Value of super takes a hit, but younger Australians could ride out the COVID-19 storm

The significant downturn in global financial markets in reaction to the coronavirus pandemic is to blame for a $227 billion loss from the super sector, new data shows. A finance expert says younger superannuation holders have time on their side to recover, but retirees and those heading into retirement will struggle most.
Younger investors may escape COVID-19 super impact
The value of superannuation assets fell due to COVID-19. Have you checked your super balance? Image source: KoOlyphoto, Shutterstock.

The Australian Prudential Regulation Authority released its March 2020 quarterly superannuation performance statistics today, revealing there was a reduction of $227.8 billion, or 7.7%, in the value of total superannuation assets over that period.

Superannuation assets totalled around $2.7 trillion at the end of the March quarter, down from almost $3 trillion in the December 2019 quarter.

APRA said this reduction was due to a “significant downturn” in global financial markets as a result of COVID-19.

The annual change doesn’t appear so bad though in comparison, being down $7.4 billion or 0.27% from the March 2019 quarter to now. This was due to the share market having experienced a bumper period, hitting an all-time-high and regaining pre-Global Financial Crisis levels in February this year, before crashing with the impact of COVID-19.

Canstar finance expert Steve Mickenbecker said the way super funds are invested means consumers don’t necessarily need to panic and feel that they’ve “lost their shirt”.

“Typically, a fund might have anywhere between 25%-50% Australian equities in its default option and then some overseas equities as well, so a fair bit is exposed there,” Mr Mickebecker said.

“But don’t forget there is a hefty investment with a lot of super funds with infrastructure projects and direct property investments, and of course they have a really low risk element in cash and bonds.”

Mr Mickenbecker said we might not be out of the woods because markets could fall again as we go into recession, bringing asset prices down again, but some superannuation holders would make it through.

“Younger investors – or superannuation holders – will see corrections to markets several times before they retire, so they’ll live through the cycles and have time to recover their investment,” he said.

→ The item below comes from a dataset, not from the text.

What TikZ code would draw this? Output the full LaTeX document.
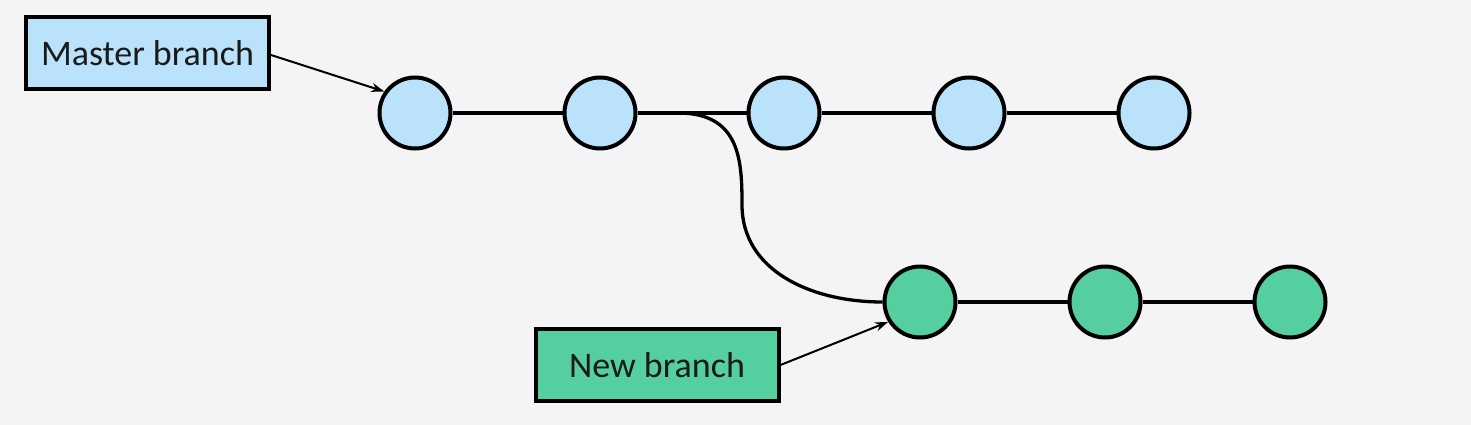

“The GFC, for instance, was about 12 years ago and we’re seeing another major correction now.”

Mr Mickenbecker warned there’s one group who may not fare so well from the impact of COVID-19 on super.

“Those that are mainly going to struggle as a result of this are those approaching retirement or already retired, because they’ve got to draw down money out of their super at a time when prices are down,” he said.

He said people may be tempted to choose the cash investment option in their super to avoid these types of market fluctuations, but added that cash had historically tended to under-perform over extended periods compared to other investment options.

“Cash is an option, but generally it’s an option to exercise for quite short periods,” he said.

“And who really knows or could time the market that well?”

APRA’s figures on the superannuation sector released today reflect super assets just before the implementation of the federal government’s scheme that allows for early access to super for those financially impacted by COVID-19, which has so far seen super fund members withdraw $10.6 billion since applications opened on 20 April.